The choice of tools for painting, drawing and engraving depends a great deal on the mechanical properties and morphological characteristics of the wall. Based on these criteria, the means of expression varies from one sector to another, and will adapt to the specificities of the support. The rock through which the cave has been tunnelled is not visible everywhere. In several galleries, the walls are covered with a layer of white calcite.
These variations resulted in the use of two separate techniques for the creation of the figures. In the Hall of the Bulls and the Axial Gallery, the space is characterised by a white calcite covering that is highly reflective and often coarse-grained. The hardness and rough texture of the support are features that would rule out engraving and encourage the artist to draw instead. On the right side of the cave, including the Passageway, the Apse, the Nave and the Chamber of the Felines, the corrosion of the limestone has made the rock friable, and it has disintegrated to a depth of one or two millimetres. On a support such as this, engraving is preferable to using a brush or swab. Pigment, which is quite present, could only have been applied by the spray technique.

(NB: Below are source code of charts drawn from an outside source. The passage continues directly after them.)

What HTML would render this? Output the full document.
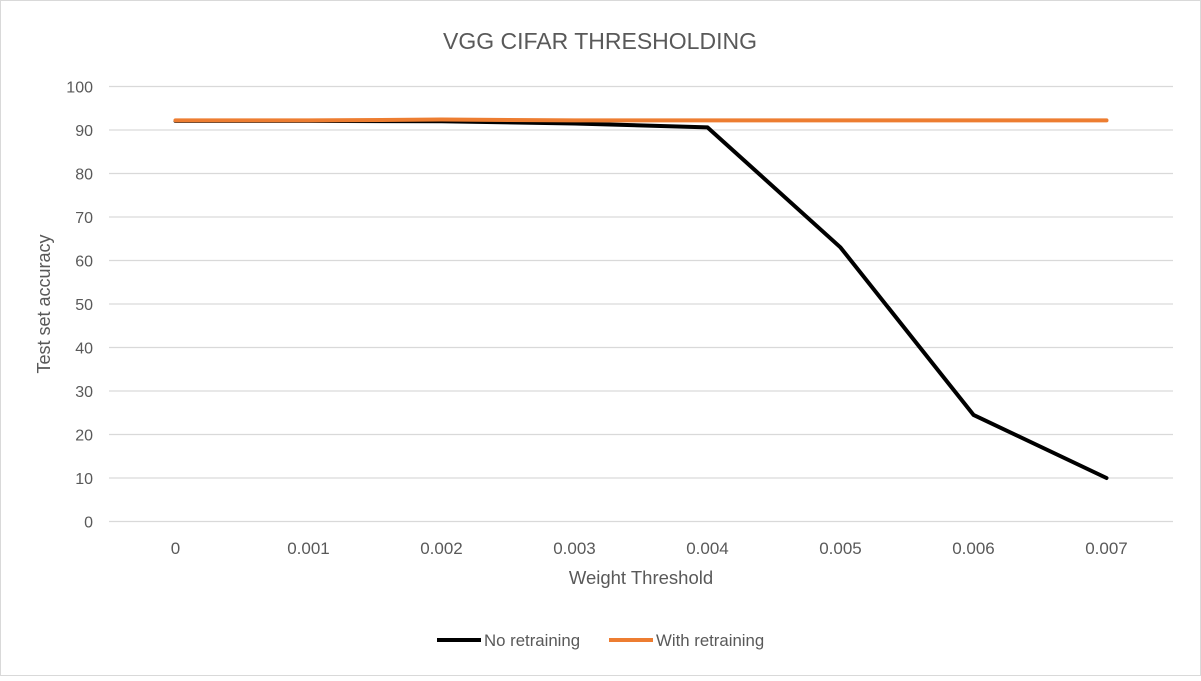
<!DOCTYPE html>
<html><head><meta charset="utf-8"><style>
html,body{margin:0;padding:0;background:#fff;}
body{width:1201px;height:676px;overflow:hidden;font-family:"Liberation Sans",sans-serif;}
</style></head><body>
<svg width="1201" height="676" xmlns="http://www.w3.org/2000/svg" font-family="Liberation Sans, sans-serif">
<rect x="0.5" y="0.5" width="1200" height="675" fill="#fff" stroke="#d9d9d9"/>
<text x="600" y="49" text-anchor="middle" font-size="23" fill="#595959">VGG CIFAR THRESHOLDING</text>
<g id="grid"></g><g id="yt"></g><g id="xt"></g><g id="series"></g>
<text x="641" y="584" text-anchor="middle" font-size="18.5" fill="#595959">Weight Threshold</text>
<text transform="translate(50,304) rotate(-90)" text-anchor="middle" font-size="18" fill="#595959">Test set accuracy</text>
<g>
<g><line x1="437" y1="640" x2="481" y2="640" stroke="#000" stroke-width="4"/><text x="484" y="646" font-size="16.8" fill="#595959">No retraining</text></g>
<g><line x1="609" y1="640" x2="653" y2="640" stroke="#ed7d31" stroke-width="4"/><text x="656" y="646" font-size="16.8" fill="#595959">With retraining</text></g>
</g>
</svg>
<script>
const categories=["0","0.001","0.002","0.003","0.004","0.005","0.006","0.007"];
const noRetraining=[92.1,92.1,92.0,91.5,90.6,63,24.5,10];
const withRetraining=[92.2,92.2,92.4,92.2,92.2,92.2,92.2,92.2];
const yTicks=[0,10,20,30,40,50,60,70,80,90,100];
const NS="http://www.w3.org/2000/svg";
const left=109,right=1173,y0=521.5,y100=86.5;
const bw=(right-left)/categories.length;
function x(i){return left+bw*(i+0.5);}
function y(v){return y0-(y0-y100)*v/100;}
function mk(t,a,p){const e=document.createElementNS(NS,t);for(const k in a)e.setAttribute(k,a[k]);p.appendChild(e);return e;}
const grid=document.getElementById('grid'),yt=document.getElementById('yt'),xt=document.getElementById('xt'),ser=document.getElementById('series');
yTicks.forEach(v=>{
 const l=mk('line',{x1:left,x2:right,y1:y(v),y2:y(v),stroke:'#d9d9d9','stroke-width':1.3},grid);
 
 
 const t=mk('text',{x:93,y:y(v)+6,'text-anchor':'end','font-size':16,fill:'#595959'},yt);
 t.textContent=v;
 
 
});
categories.forEach((c,i)=>{
 const t=mk('text',{x:x(i),y:554,'text-anchor':'middle','font-size':17,fill:'#595959'},xt);
 t.textContent=c;
 
 
});
function line(d,col,name){
 const p=mk('polyline',{points:d.map((v,i)=>x(i)+','+y(v)).join(' '),fill:'none',stroke:col,'stroke-width':4,'stroke-linejoin':'round','stroke-linecap':'round'},ser);
 
 
}
line(noRetraining,'#000','series-no-retraining');
line(withRetraining,'#ed7d31','series-with-retraining');
</script>
</body></html>
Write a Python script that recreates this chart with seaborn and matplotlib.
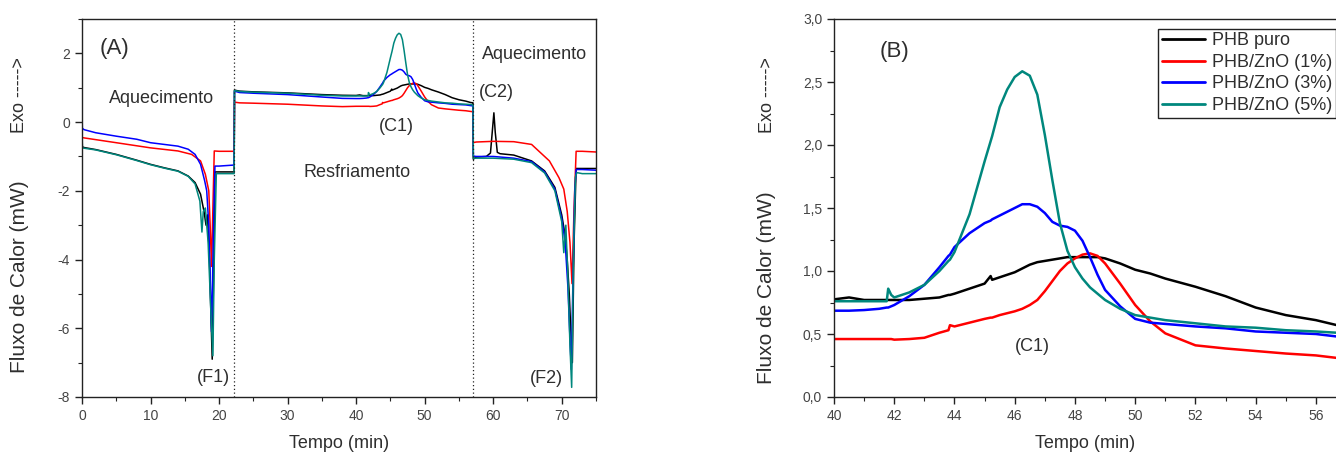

Very early on, studies of Palaeolithic parietal art drew attention to the specific treatment of certain figures that appear to be only sketches, but which achieve a more complete appearance in association with natural rock features that, by their shape, suggest the missing anatomical segment.
Most of the time, these wall shapes are used to simulate only a portion of the animal's silhouette. It is interesting to note that, in many caves, a large number of natural forms could be transformed into animal or human shapes; nevertheless, the number of figures constructed in this way remains extremely limited in comparison with the many available opportunities.